Judge of the Court of Appeals of Virginia
- In office April 16, 1985 – April 30, 1991

Personal details
- Born: January 6, 1922 Buckingham County, Virginia, U.S.
- Died: August 20, 2005 (aged 83) Richmond, Virginia, U.S.
- Education: University of Richmond (BA, LLB)
- Occupation: Judge

Military service
- Allegiance: United States
- Branch/service: United States Navy
- Battles/wars: World War II

= Marvin Frederick Cole =

American judge (1922–2005)

Marvin Frederick Cole (January 6, 1922 – August 20, 2005) was an American jurist from Virginia. After earning a bachelor's degree from the University of Richmond in 1943, he joined the United States Navy. As a communications officer stationed in Hawaii, he helped a joint congressional committee investigate the Japanese attack on Pearl Harbor. After the war, he entered the University of Richmond's T.C. Williams School of Law, graduating in 1948. He practiced law with two firms before becoming a partner in his own firm in 1969, where he remained until joining Richmond Circuit Court.
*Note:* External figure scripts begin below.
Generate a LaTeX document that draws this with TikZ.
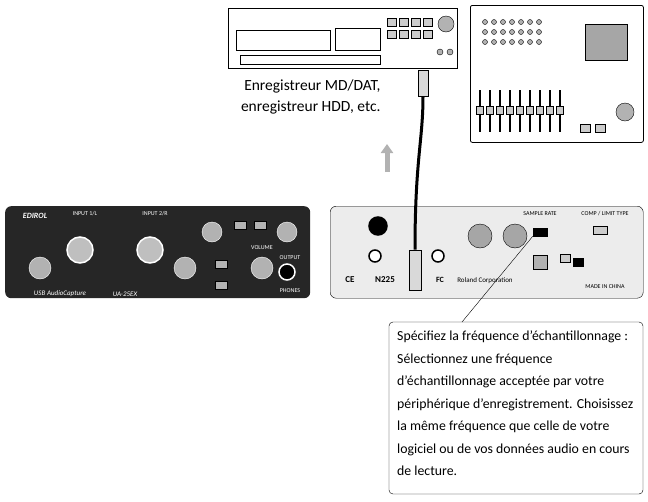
\documentclass[tikz,border=0pt]{standalone}
\usepackage{fontspec}
\setmainfont{Carlito}
\usetikzlibrary{positioning,arrows.meta}
\begin{document}
\begin{tikzpicture}[x=1pt,y=-1pt,
  dev/.style={draw=black,line width=0.8pt,fill=white},
  knob/.style={circle,draw=black,fill=gray!60,inner sep=0pt,minimum size=#1},
  jack/.style={circle,draw=black,fill=white,line width=1.5pt,inner sep=0pt,minimum size=#1},
  key/.style={draw=black,fill=gray!40,inner sep=0pt,minimum width=#1,minimum height=8pt},
  lbl/.style={font=\fontsize{6}{6}\selectfont,inner sep=0pt}]
\useasboundingbox (0,0) rectangle (648,501);
% recorder deck
\node[dev,minimum width=229pt,minimum height=60pt,anchor=north west] (deck) at (228,8) {};
\draw (236,30) rectangle (330,50) (335,28) rectangle (380,50);
\foreach \i in {0,...,3}{\node[key=9pt] at (392+\i*12,22) {}; \node[key=9pt] at (392+\i*12,34) {};}
\node[knob=16pt] (dial) at (446,24) {};
\node[knob=6pt] at (440,52) {}; \node[knob=6pt] at (450,52) {};
\draw (240,55) rectangle (380,64);
% mixer
\node[dev,minimum width=173pt,minimum height=137pt,anchor=north west,rounded corners=2pt] (mixer) at (470,5) {};
\node[draw,fill=gray!70,minimum width=42pt,minimum height=36pt,anchor=north west] (screen) at (585,24) {};
\foreach \i in {0,...,6}{\node[knob=5pt] at (485+\i*9,22) {}; \node[knob=5pt] at (485+\i*9,32) {}; \node[knob=5pt] at (485+\i*9,42) {};}
\foreach \i in {0,...,8}{\draw[line width=1.5pt] (480+\i*10,90) -- (480+\i*10,132); \node[key=7pt] at (480+\i*10,110) {};}
\node[knob=18pt] at (625,112) {};
\node[key=10pt] at (585,128) {}; \node[key=10pt] at (600,128) {};
% text and arrow
\node[align=right,font=\fontsize{15.5}{21}\selectfont,anchor=north east] (rec) at (384,76)
  {Enregistreur MD/DAT,\\enregistreur HDD, etc.};
\draw[line width=5pt,gray!60,-{Triangle[length=9pt,width=12pt]}] (387,172) -- (387,144);
% front panel
\node[fill=black!85,rounded corners=6pt,minimum width=305pt,minimum height=92pt,anchor=north west] (front) at (5,206) {};
\node[jack=26pt,fill=gray!50,draw=white] at (80,250) {};
\node[jack=26pt,fill=gray!50,draw=white] at (150,250) {};
\node[knob=22pt,draw=white] at (40,268) {};
\node[knob=22pt,draw=white] at (185,268) {};
\node[knob=20pt,draw=white] at (212,232) {};
\node[knob=22pt,draw=white] at (262,268) {};
\node[knob=20pt,draw=white] at (287,232) {};
\node[jack=16pt,draw=white,fill=black] at (287,272) {};
\foreach \x/\y in {221/264,221/285,240/225,260/225}{\node[key=12pt,fill=gray!60] at (\x,\y) {};}
\node[lbl,text=white,font=\bfseries\itshape\fontsize{8}{8}\selectfont] at (35,216) {EDIROL};
\node[lbl,text=white,font=\itshape\fontsize{7}{7}\selectfont] at (60,294) {USB AudioCapture};
\node[lbl,text=white,font=\itshape\fontsize{7}{7}\selectfont] at (125,294) {UA-25EX};
\node[lbl,text=white] at (85,214) {INPUT 1/L};
\node[lbl,text=white] at (155,214) {INPUT 2/R};
\node[lbl,text=white] at (262,248) {VOLUME};
\node[lbl,text=white] at (290,258) {OUTPUT};
\node[lbl,text=white] at (290,291) {PHONES};
% rear panel
\node[fill=gray!15,draw=black,rounded corners=6pt,minimum width=313pt,minimum height=92pt,anchor=north west] (rear) at (330,206) {};
\node[jack=18pt,fill=black] at (378,226) {};
\node[jack=12pt] at (375,256) {};
\node[jack=12pt] at (438,256) {};
\node[knob=24pt,fill=gray!70] at (480,236) {};
\node[knob=24pt,fill=gray!70] at (515,236) {};
\node[key=14pt,fill=black] (sw) at (540,232) {};
\node[key=14pt] at (600,230) {};
\node[key=10pt,fill=black] at (578,262) {};
\node[key=10pt] at (565,258) {};
\node[draw,fill=gray!60,minimum size=14pt] at (540,262) {};
\node[lbl,font=\bfseries\fontsize{9}{9}\selectfont] at (350,280) {CE};
\node[lbl,font=\bfseries\fontsize{9}{9}\selectfont] at (385,280) {N225};
\node[lbl,font=\bfseries\fontsize{8}{8}\selectfont] at (440,280) {FC};
\node[lbl,font=\fontsize{7}{7}\selectfont] at (485,281) {Roland Corporation};
\node[lbl] at (605,287) {MADE IN CHINA};
\node[lbl] at (540,214) {SAMPLE RATE};
\node[lbl] at (605,214) {COMP / LIMIT TYPE};
% optical cable
\node[draw,fill=gray!30,minimum width=10pt,minimum height=26pt,anchor=north] (plugtop) at (423,70) {};
\node[draw,fill=gray!30,minimum width=12pt,minimum height=40pt,anchor=south] (plugbot) at (415,290) {};
\draw[line width=3pt] (plugtop.south) .. controls (423,140) and (415,160) .. (plugbot.north);
% callout
\draw[rounded corners=4pt] (389,322) rectangle (643,494);
\node[align=left,anchor=north west,font=\fontsize{13.8}{22.5}\selectfont,inner sep=0pt] (note) at (397,331)
  {Spécifiez la fréquence d’échantillonnage :\\Sélectionnez une fréquence\\d’échantillonnage acceptée par votre\\périphérique d’enregistrement. Choisissez\\la même fréquence que celle de votre\\logiciel ou de vos données audio en cours\\de lecture.};
\draw (sw.south west) -- (462,322);
\end{tikzpicture}
\end{document}
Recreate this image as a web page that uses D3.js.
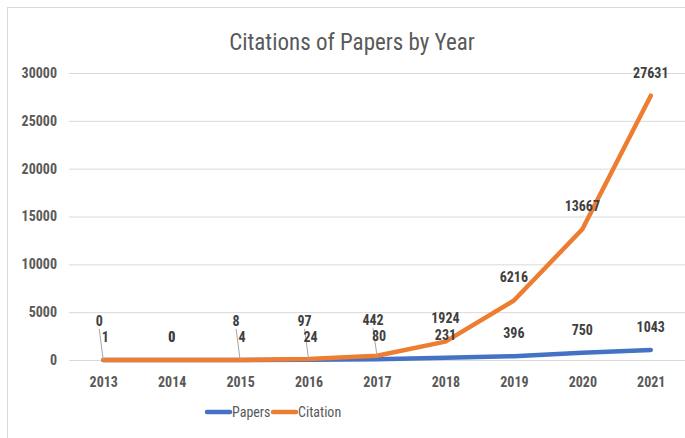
<!DOCTYPE html>
<html>
<head>
<meta charset="utf-8">
<script src="https://cdn.jsdelivr.net/npm/d3@7"></script>
<style>
    body { margin: 0; background: #fff; }
    text { font-family: "Liberation Sans Narrow", "Roboto Condensed", "Liberation Sans", sans-serif; }
</style>
</head>
<body>
<div id="chart"></div>
<script>
// data
var years = ["2013", "2014", "2015", "2016", "2017", "2018", "2019", "2020", "2021"];
var papers = [1, 0, 4, 24, 80, 231, 396, 750, 1043];
var citations = [0, 0, 8, 97, 442, 1924, 6216, 13667, 27631];
var yTicks = [0, 5000, 10000, 15000, 20000, 25000, 30000];
var seriesNames = ["Papers", "Citation"];
var colors = ["#4472C4", "#ED7D31"];

var width = 685, height = 438;
var margin = {top: 73, right: 0, bottom: 78, left: 69};

var svg = d3.select("#chart").append("svg")
    .attr("width", width)
    .attr("height", height);

// chart frame
svg.append("rect")
    .attr("x", 7.5)
    .attr("y", 7.5)
    .attr("width", width)
    .attr("height", height)
    .attr("fill", "#fff")
    .attr("stroke", "#d9d9d9");

var x = d3.scalePoint()
    .domain(years)
    .range([margin.left, width - margin.right])
    .padding(0.5);

var y = d3.scaleLinear()
    .domain([0, 30000])
    .range([height - margin.bottom, margin.top]);

// title
svg.append("text")
    .attr("x", 352)
    .attr("y", 50)
    .attr("text-anchor", "middle")
    .attr("fill", "#595959")
    .style("font-size", "23px")
    .text("Citations of Papers by Year");

// gridlines + y labels
var yAxis = d3.axisLeft(y)
    .tickValues(yTicks)
    .tickSize(-(width - margin.left))
    .tickPadding(12)
    .tickFormat(d3.format("d"));

var gY = svg.append("g")
    .attr("transform", "translate(" + margin.left + ",0)")
    .call(yAxis);
gY.select(".domain").remove();
gY.selectAll(".tick line").attr("stroke", "#d9d9d9");
gY.selectAll(".tick text")
    .attr("fill", "#595959")
    .style("font-size", "14px")
    .style("font-weight", "bold");

// x labels
var xAxis = d3.axisBottom(x).tickSize(0).tickPadding(17);
var gX = svg.append("g")
    .attr("transform", "translate(0," + y(0) + ")")
    .call(xAxis);
gX.select(".domain").remove();
gX.selectAll(".tick text")
    .attr("fill", "#595959")
    .style("font-size", "14px")
    .style("font-weight", "bold");

// lines
var series = [papers, citations];
var line = d3.line()
    .x(function(d, i) { return x(years[i]); })
    .y(function(d) { return y(d); });

svg.selectAll(".series")
    .data(series)
    .enter()
    .append("path")
    .attr("class", "series")
    .attr("fill", "none")
    .attr("stroke", function(d, i) { return colors[i]; })
    .attr("stroke-width", 4.5)
    .attr("stroke-linejoin", "round")
    .attr("stroke-linecap", "round")
    .attr("d", function(d) { return line(d); });

// data labels: above the point, citation label pushed up when it would sit on the papers label
var labels = [];
years.forEach(function(yr, i) {
    var px = x(yr);
    var pY = y(papers[i]) - 23;
    var cY = y(citations[i]) - 23;
    var moved = papers[i] !== citations[i] && Math.abs(pY - cY) < 16;
    if (moved) cY = pY - 16;
    labels.push({x: px + (moved ? 2 : 0), y: pY, text: papers[i]});
    labels.push({x: px - (moved ? 4 : 0), y: cY, text: citations[i], leader: moved, py: y(citations[i])});
});

svg.selectAll(".leader")
    .data(labels.filter(function(d) { return d.leader; }))
    .enter()
    .append("line")
    .attr("class", "leader")
    .attr("x1", function(d) { return d.x; })
    .attr("y1", function(d) { return d.y + 8; })
    .attr("x2", function(d) { return d.x + 4; })
    .attr("y2", function(d) { return d.py; })
    .attr("stroke", "#a6a6a6")
    .attr("stroke-width", 1);

svg.selectAll(".dlabel")
    .data(labels)
    .enter()
    .append("text")
    .attr("class", "dlabel")
    .attr("x", function(d) { return d.x; })
    .attr("y", function(d) { return d.y; })
    .attr("dy", "0.35em")
    .attr("text-anchor", "middle")
    .attr("fill", "#404040")
    .style("font-size", "14px")
    .style("font-weight", "bold")
    .text(function(d) { return d.text; });

// legend
var legend = svg.append("g")
    .attr("transform", "translate(207,412)");

var item = legend.selectAll(".item")
    .data(seriesNames)
    .enter()
    .append("g")
    .attr("class", "item")
    .attr("transform", function(d, i) { return "translate(" + (i * 66) + ",0)"; });

item.append("line")
    .attr("x1", 0)
    .attr("x2", 23)
    .attr("stroke", function(d, i) { return colors[i]; })
    .attr("stroke-width", 4.5)
    .attr("stroke-linecap", "round");

item.append("text")
    .attr("x", 25)
    .attr("dy", "0.35em")
    .attr("fill", "#595959")
    .style("font-size", "14px")
    .text(function(d) { return d; });
</script>
</body>
</html>
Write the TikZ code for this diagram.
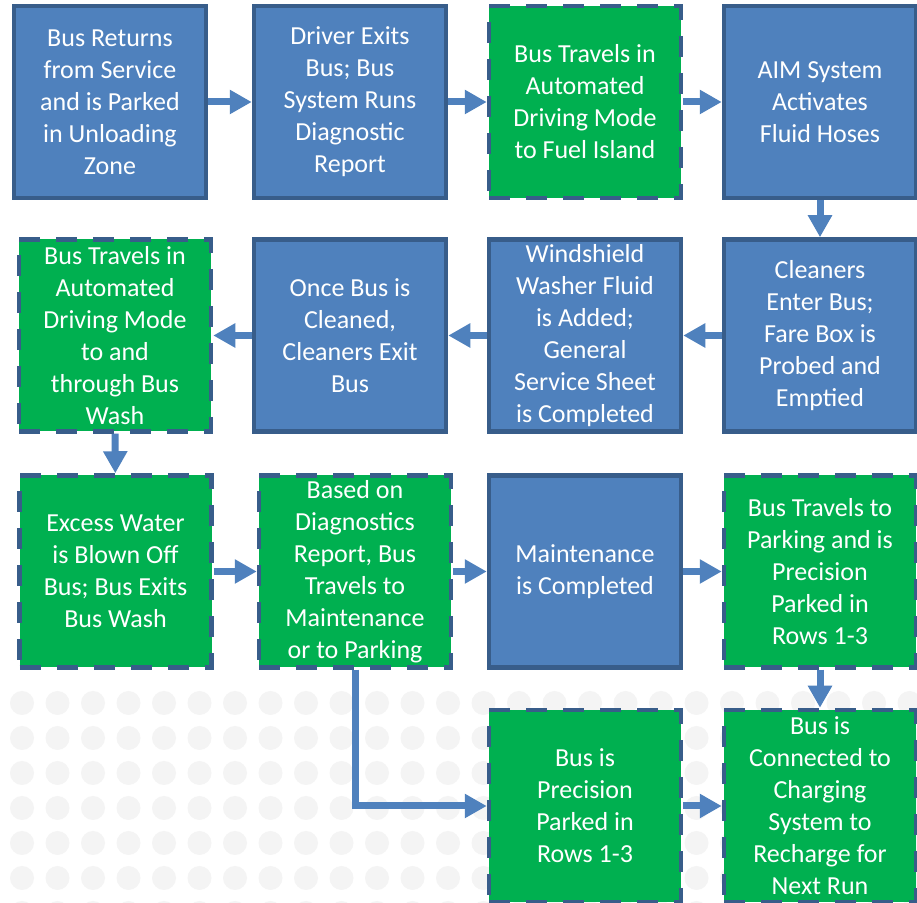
\documentclass[tikz,border=0pt]{standalone}
\usepackage{fontspec}
\setmainfont{Carlito}
\usepackage{tikz}
\usetikzlibrary{arrows.meta}

\definecolor{boxblue}{HTML}{4F81BD}
\definecolor{edgeblue}{HTML}{385D8A}
\definecolor{boxgreen}{HTML}{00B050}
\definecolor{dotgray}{HTML}{F4F4F4}

\begin{document}
\begin{tikzpicture}[x=0.5pt, y=-0.5pt,
    bluebox/.style={rectangle, draw=edgeblue, line width=2.25pt, fill=boxblue,
        minimum width=96pt, minimum height=96pt, inner sep=0pt, align=center,
        text=white, font=\fontsize{13pt}{16pt}\selectfont},
    greenbox/.style={bluebox, fill=boxgreen, dash pattern=on 10.5pt off 8pt},
    flow/.style={draw=boxblue, line width=3.5pt, -{Triangle[length=11pt, width=11.5pt]}}]
\fill[white] (0,0) rectangle (917,903);
\useasboundingbox (0,0) rectangle (917,903);
% faint dots behind the lower rows
\foreach \i in {0,...,25} {
    \foreach \j in {0,...,6} {
        \fill[dotgray] (22+35.5*\i, 703+35*\j) circle[radius=6pt];
    }
}
\foreach \n/\x/\y/\t in {b1/110/102/{Bus Returns\\from Service\\and is Parked\\in Unloading\\Zone},
    b2/350/102/{Driver Exits\\Bus; Bus\\System Runs\\Diagnostic\\Report},
    b4/820/102/{AIM System\\Activates\\Fluid Hoses},
    b6/350/335.5/{Once Bus is\\Cleaned,\\Cleaners Exit\\Bus},
    b7/585/335.5/{Windshield\\Washer Fluid\\is Added;\\General\\Service Sheet\\is Completed},
    b8/820/335.5/{Cleaners\\Enter Bus;\\Fare Box is\\Probed and\\Emptied},
    b11/585/571.5/{Maintenance\\is Completed}} {
    \node[bluebox] (\n) at (\x, \y) {\t};
}
\foreach \n/\x/\y/\t in {b3/585/102/{Bus Travels in\\Automated\\Driving Mode\\to Fuel Island},
    b5/115/335.5/{Bus Travels in\\Automated\\Driving  Mode\\to and\\through Bus\\Wash},
    b9/115.5/571.5/{Excess Water\\is Blown Off\\Bus; Bus Exits\\Bus Wash},
    b10/355/571.5/{Based on\\Diagnostics\\Report, Bus\\Travels to\\Maintenance\\or to Parking},
    b12/820/571.5/{Bus Travels to\\Parking and is\\Precision\\Parked in\\Rows 1-3},
    b13/585/806/{Bus is\\Precision\\Parked in\\Rows 1-3},
    b14/820/806/{Bus is\\Connected to\\Charging\\System to\\Recharge for\\Next Run}} {
    \node[greenbox] (\n) at (\x, \y) {\t};
}
\foreach \a/\b in {b1/b2, b2/b3, b3/b4, b4/b8, b8/b7, b7/b6, b6/b5, b5/b9,
    b9/b10, b10/b11, b11/b12, b12/b14, b13/b14} {
    \draw[flow] (\a) -- (\b);
}
\draw[flow] (b10.south) |- (b13.west);
\end{tikzpicture}
\end{document}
Judge Cole was a member of the Virginia State Bar for more than 50 years and was a former president of the Richmond Trial Lawyers Association. He also served as a judge for national moot court trials, the YMCA's mock-trial program and for trial tactics courses at the University of Richmond. In 1985, following the death of Chief Judge E. Ballard Baker, Judge Cole was appointed to the Court of Appeals of Virginia. He retired from active service in 1991, but continued to sit as a Senior Judge for another nine years.